The Tax Court struck down the Regulation under the principles of Motor Vehicle Manufacturers Association of the United States, Inc. v. State Farm Mutual Automobile Insurance Co., 463 U.S. 29 (1983), and sections 553 and 706(2)(A) of the Administrative Procedure Act ("APA"). It held that issuance of the Regulation was an act of legislative rulemaking (rather than "interpretive" statutory construction), and the IRS had failed to satisfy the full bevy of notice and comment requirements imposed by the APA. Specifically, the court held that the IRS acted in an "arbitrary and capricious" manner—rather than having engaged in reasoned decision-making—because (i) the Regulation lacked a basis in fact; (ii) the IRS failed to connect rationally the requirement to include SBC costs in the face of the facts; (iii) the IRS failed to respond to significant comments received from the public that suggested unrelated parties do not typically share SBC costs; and (iv) the IRS conclusion that the Regulation is consistent with the arm's-length standard (which is referred to in the regulations but not the statute) was contrary to the evidence before it.

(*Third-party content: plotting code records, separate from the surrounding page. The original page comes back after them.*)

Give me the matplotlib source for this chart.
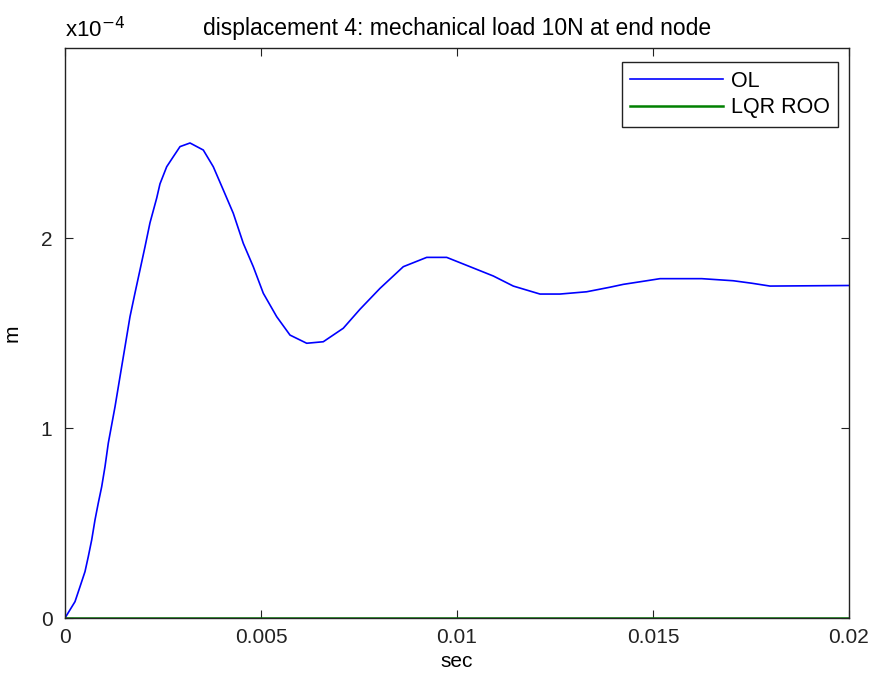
import matplotlib
matplotlib.use('Agg')
import matplotlib.pyplot as plt
import numpy as np

# time in ms, displacement in units of 1e-4 m
t_ms = [0.0, 0.255, 0.383, 0.510, 0.594, 0.681, 0.765, 0.849, 0.936, 1.020,
        1.105, 1.276, 1.403, 1.531, 1.658, 1.786, 1.913, 2.041, 2.168, 2.339,
        2.423, 2.594, 2.763, 2.934, 3.189, 3.528, 3.783, 4.038, 4.293, 4.548,
        4.803, 5.059, 5.400, 5.740, 6.166, 6.589, 7.099, 7.525, 8.036, 8.630,
        9.227, 9.737, 10.332, 10.926, 11.436, 12.117, 12.627, 13.308, 13.903,
        14.242, 14.839, 15.179, 16.243, 17.048, 17.518, 17.985, 20.0]
ol_disp = [0.0, 0.086, 0.165, 0.244, 0.323, 0.411, 0.516, 0.605, 0.691, 0.796,
           0.921, 1.112, 1.270, 1.428, 1.586, 1.711, 1.832, 1.954, 2.080, 2.210,
           2.285, 2.375, 2.428, 2.481, 2.500, 2.463, 2.375, 2.253, 2.130, 1.972,
           1.849, 1.709, 1.586, 1.489, 1.446, 1.454, 1.525, 1.625, 1.735, 1.849,
           1.898, 1.898, 1.849, 1.800, 1.747, 1.705, 1.705, 1.717, 1.741,
           1.756, 1.775, 1.786, 1.786, 1.775, 1.762, 1.747, 1.750]
lqr_t = [0.0, 20.0]
lqr_disp = [0.0, 0.0]

x_ticks = [0, 0.005, 0.01, 0.015, 0.02]
x_labels = ['0', '0.005', '0.01', '0.015', '0.02']
y_ticks = [0, 1, 2]

plt.rcParams['font.family'] = ['Liberation Sans', 'DejaVu Sans']

fig = plt.figure(figsize=(8.78, 6.75), dpi=100)
ax = fig.add_axes([65 / 878, 57 / 675, 784 / 878, 570 / 675])

t_sec = np.array(t_ms) / 1000.0
ax.plot(t_sec, ol_disp, color='#0000ff', lw=1.2, label='OL')
ax.plot(np.array(lqr_t) / 1000.0, lqr_disp, color='#008000', lw=1.8, label='LQR ROO')

ax.set_xlim(0, 0.02)
ax.set_ylim(0, 3)
ax.set_xticks(x_ticks)
ax.set_xticklabels(x_labels)
ax.set_yticks(y_ticks)
ax.tick_params(direction='in', length=6, width=0.8, labelsize=15,
               top=True, right=True, colors='#222222')
ax.tick_params(axis='x', pad=7)
ax.tick_params(axis='y', pad=9)
for s in ax.spines.values():
    s.set_linewidth(1.0)
    s.set_color('#222222')

ax.set_title('displacement 4: mechanical load 10N at end node', fontsize=16.5, pad=9)
ax.set_xlabel('sec', fontsize=15, labelpad=4)
ax.set_ylabel('m', fontsize=15, labelpad=14)
ax.text(0.0, 1.01, r'x10$^{-4}$', transform=ax.transAxes, fontsize=16,
        ha='left', va='bottom')

leg = ax.legend(loc='upper right', bbox_to_anchor=(0.986, 0.975), borderaxespad=0,
                fontsize=15.5, fancybox=False, framealpha=1, edgecolor='#222222',
                handlelength=4.3, handletextpad=0.35, borderpad=0.4, labelspacing=0.25)
leg.get_frame().set_linewidth(1.0)

fig.savefig('out.png', dpi=100)
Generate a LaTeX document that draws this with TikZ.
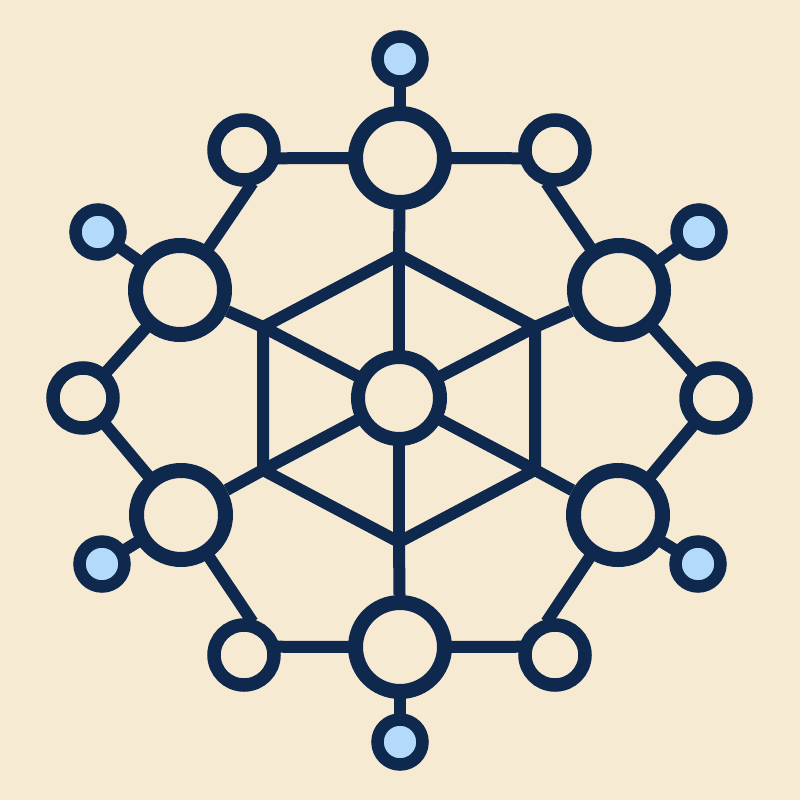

If upheld on appeal, Altera could have significant implications beyond just CSAs and transfer pricing. The court took a novel approach in its review of the Regulation that, if upheld, may subject similar acts of regulatory rulemaking by the IRS to additional procedural requirements in the future (and possibly expose previously promulgated regulations once thought exempt from heightened procedural requirements to similar challenges). This could potentially translate to more successful challenges to existing IRS regulations by taxpayers. 

As an immediate matter, any taxpayer with a CSA should review whether during any open year it included SBC in the CSA cost pool, and if so, may want to consider filing claims for refund to protect itself in the event Alterabecomes final, either by being upheld on appeal or by a government decision not to appeal.